EIF in the News

Dallas mayor aiming for 400 hires in high school summer internship program
Thursday, March 17, 2016 by Staff Writer - Dallas Business Journal
This year, Dallas Mayor Mike Rawlings hopes 400 Dallas high school students find professional summer jobs through the Mayor’s Intern Fellows Program.

Through the program, between June 13 and Aug. 5, students from Dallas high schools and charter schools will work paid internships with some of the city's most recognizable businesses. Companies participating in the program have included AT&T, Texas Instruments and Tenet Healthcare.

To participate, students must be at least 16 years old and have a minimum grade point average of 3.0. They are required to submit a letter of recommendation from a member of their campus' leadership team.

Students who meet the requirements attend a job fair that will be held this year on April 8 at the Dallas Hyatt Regency. During the event, more than 1,000 students will have the opportunity to engage in 5- to 10-minute interviews with more than 200 companies. All students typically interview with two to three companies.

Last year, 1,790 students applied for the intern program and 1,075 qualified for the job fair. Around 350 were employed by 218 companies and nonprofits.

"It teaches self-discipline," Rawlings said of the program. “These kids have to be at work at 8:30 in the morning – many have to take buses for an hour to get there. They have to look good, they have to act well. They would not have learned that if it wasn’t for this (program). "

The program was founded in 2008 to introduce high school students to careers paths and opportunities. Participants work 20 to 40 hours per week for eight weeks and earn a minimum rate of $9 per hour.
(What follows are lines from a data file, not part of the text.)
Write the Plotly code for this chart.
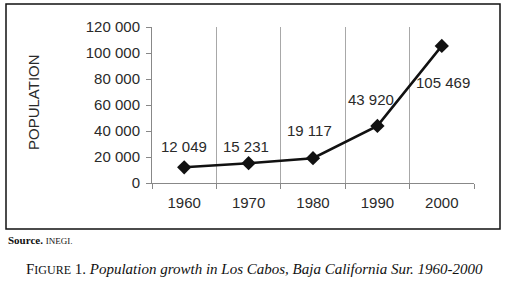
import plotly.graph_objects as go

years = ["1960", "1970", "1980", "1990", "2000"]
population = [12049, 15231, 19117, 43920, 105469]
label_text = ["12 049", "15 231", "19 117", "43 920", "105 469"]
y_tickvals = [0, 20000, 40000, 60000, 80000, 100000, 120000]
y_ticktext = ["0", "20 000", "40 000", "60 000", "80 000", "100 000", "120 000"]

# label offsets (pixels) to mimic the original label placement
label_dx = [0, -3, -4, -6, 1]
label_dy = [21, 17, 28, 26, -37]

W, H = 506, 282
L, R, T, B = 152, 474, 27, 183
PW, PH = R - L, B - T

FONT = "Arial, Liberation Sans, sans-serif"
TXT = "#2a2a2a"
SERIF = "Liberation Serif, Times New Roman, serif"

fig = go.Figure()
fig.add_trace(go.Scatter(
    x=years, y=population, mode="lines+markers",
    line=dict(color="#111111", width=2.5),
    marker=dict(symbol="diamond", size=11, color="#111111"),
    showlegend=False, hoverinfo="skip",
))

for i in range(len(years)):
    fig.add_annotation(
        x=i, y=population[i], text=label_text[i], showarrow=False,
        xshift=label_dx[i], yshift=label_dy[i],
        font=dict(family=FONT, size=15, color=TXT),
    )

# Y-axis title
fig.add_annotation(
    xref="paper", yref="paper", x=(33 - L) / PW, y=(B - 102) / PH,
    xanchor="center", yanchor="middle",
    text="POPULATION", textangle=-90, showarrow=False,
    font=dict(family=FONT, size=15, color=TXT),
)

# outer frame
fig.add_shape(
    type="rect", xref="paper", yref="paper",
    x0=(6 - L) / PW, x1=(500 - L) / PW, y0=(B - 229) / PH, y1=(B - 4) / PH,
    line=dict(color="#111111", width=1.5), fillcolor="rgba(0,0,0,0)",
)

# source line
fig.add_annotation(
    xref="paper", yref="paper", x=(6 - L) / PW, y=(B - 240) / PH,
    xanchor="left", yanchor="middle", showarrow=False,
    text="<b>Source.</b> <span style='font-size:9px'>INEGI.</span>",
    font=dict(family=SERIF, size=11, color="#111111"),
)

# caption
fig.add_annotation(
    xref="paper", yref="paper", x=(254 - L) / PW, y=(B - 269) / PH,
    xanchor="center", yanchor="middle", showarrow=False,
    text="F<span style='font-size:12px'>IGURE</span> 1. <i>Population growth in Los Cabos, Baja California Sur. 1960-2000</i>",
    font=dict(family=SERIF, size=15, color="#111111"),
)

fig.update_xaxes(
    type="category", range=[-0.5, 4.5], tickson="boundaries",
    showgrid=True, gridcolor="#a8a8a8", gridwidth=1,
    showline=True, linecolor="#888888", linewidth=1,
    ticks="outside", ticklen=5, tickcolor="#888888",
    tickfont=dict(family=FONT, size=15, color=TXT),
    ticklabelstandoff=6,
    zeroline=False, fixedrange=True,
)
fig.update_yaxes(
    range=[0, 120000], tickvals=y_tickvals, ticktext=y_ticktext,
    showgrid=False, zeroline=False,
    showline=True, linecolor="#888888", linewidth=1,
    ticks="outside", ticklen=5, tickcolor="#888888",
    tickfont=dict(family=FONT, size=15, color=TXT),
    ticklabelstandoff=3,
    fixedrange=True,
)

fig.update_layout(
    width=W, height=H,
    margin=dict(l=L, r=W - R, t=T, b=H - B, pad=0),
    paper_bgcolor="white", plot_bgcolor="white",
)

fig.write_html(
    "out.html",
    config={"displayModeBar": False, "staticPlot": True},
    post_script="document.body.style.margin='0';document.body.style.overflow='hidden';",
)
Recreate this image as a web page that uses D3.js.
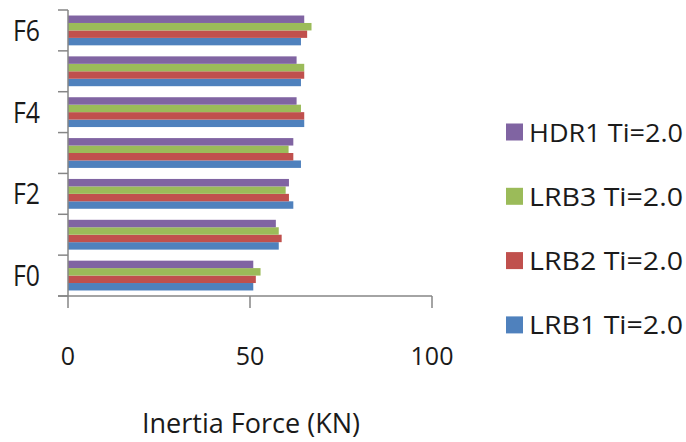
<!DOCTYPE html>
<html><head><meta charset="utf-8">
<script src="https://cdn.jsdelivr.net/npm/d3@7"></script>
<style>body{margin:0;background:#fff;} svg{display:block;} text{font-family:"Open Sans",sans-serif;fill:#1a1a1a;}</style>
</head><body><svg id="c" width="686" height="442"></svg>
<script>
const categories = ["F0","F1","F2","F3","F4","F5","F6"];
const tickLabels = ["F0","F2","F4","F6"];
const seriesNames = ["LRB1 Ti=2.0","LRB2 Ti=2.0","LRB3 Ti=2.0","HDR1 Ti=2.0"];
const colors = ["#4F81BD","#C0504D","#9BBB59","#8064A2"];
const LRB1 = [50.9, 57.9, 61.9, 64.0, 64.9, 64.0, 64.0];
const LRB2 = [51.6, 58.7, 60.7, 61.9, 64.9, 64.9, 65.7];
const LRB3 = [52.9, 57.9, 59.8, 60.6, 64.0, 64.9, 66.9];
const HDR1 = [50.9, 57.1, 60.7, 61.9, 62.8, 62.8, 64.9];
const xTicks = [0, 50, 100];
const xTitle = "Inertia Force (KN)";

(function(){
const series = [LRB1, LRB2, LRB3, HDR1];
const svg = d3.select("#c");
const mLeft = 68, mRight = 432, mTop = 10, mBottom = 296;

const x = d3.scaleLinear().domain([0,100]).range([mLeft, mRight]);
const y = d3.scaleBand().domain(categories).range([mBottom, mTop]).paddingInner(0.27).paddingOuter(0.135);
const yInner = d3.scaleBand().domain(d3.range(series.length).reverse()).range([0, y.bandwidth()]);

series.forEach((vals, si) => {
  svg.append("g").selectAll("rect").data(vals).join("rect")
    .attr("x", x(0))
    .attr("y", (d,i) => y(categories[i]) + yInner(si))
    .attr("width", d => x(d) - x(0))
    .attr("height", yInner.bandwidth())
    .attr("fill", colors[si]);
});

const axisColor = "#868686";
const step = y.step();
svg.append("line").attr("x1", mLeft).attr("x2", mLeft).attr("y1", mTop).attr("y2", mBottom)
  .attr("stroke", axisColor).attr("stroke-width", 1.5);
d3.range(categories.length + 1).forEach(k => {
  const yy = mBottom - k * step;
  svg.append("line").attr("x1", mLeft - 10).attr("x2", mLeft).attr("y1", yy).attr("y2", yy)
    .attr("stroke", axisColor).attr("stroke-width", 1.5);
});
svg.append("line").attr("x1", mLeft - 10).attr("x2", mRight).attr("y1", mBottom).attr("y2", mBottom)
  .attr("stroke", axisColor).attr("stroke-width", 1.5);
svg.append("g").selectAll("line").data(xTicks).join("line")
  .attr("x1", d => x(d)).attr("x2", d => x(d)).attr("y1", mBottom).attr("y2", mBottom + 12)
  .attr("stroke", axisColor).attr("stroke-width", 1.5);
svg.append("g").selectAll("text").data(xTicks).join("text")
  .attr("x", d => x(d)).attr("y", 365).attr("text-anchor", "middle")
  .attr("font-size", 25).text(d => d);

svg.append("g").selectAll("text").data(tickLabels).join("text")
  .attr("x", 40).attr("y", d => y(d) + y.bandwidth()/2 + 10.5)
  .attr("text-anchor", "end").attr("font-size", 29)
  .attr("textLength", 27).attr("lengthAdjust", "spacingAndGlyphs")
  .text(d => d);

svg.append("text").attr("x", 251).attr("y", 433).attr("text-anchor", "middle")
  .attr("font-size", 27).attr("textLength", 218).attr("lengthAdjust", "spacingAndGlyphs")
  .text(xTitle);

const legendOrder = d3.range(series.length).reverse();
const lg = svg.append("g");
legendOrder.forEach((si, k) => {
  const cy = 132 + k * 64.3;
  lg.append("rect").attr("x", 506).attr("y", cy - 8.5).attr("width", 17).attr("height", 17).attr("fill", colors[si]);
  lg.append("text").attr("x", 529).attr("y", cy + 9.5).attr("font-size", 26)
    .attr("textLength", 154).attr("lengthAdjust", "spacingAndGlyphs").text(seriesNames[si]);
});
})();
</script></body></html>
In 2015, participants earned more than $700,000 in wages.

Though Rawlings declined to give further details, he said the intern program is applying for government grants in an effort to expand to include more participants.

As the program grows, Rawlings hopes to add not just more large corporations, but small companies to the businesses hosting interns.

"We've got a lot of big business that give these kids jobs," Rawlings added. "I'd love mom-and-pop companies to teach our interns those businesses as well."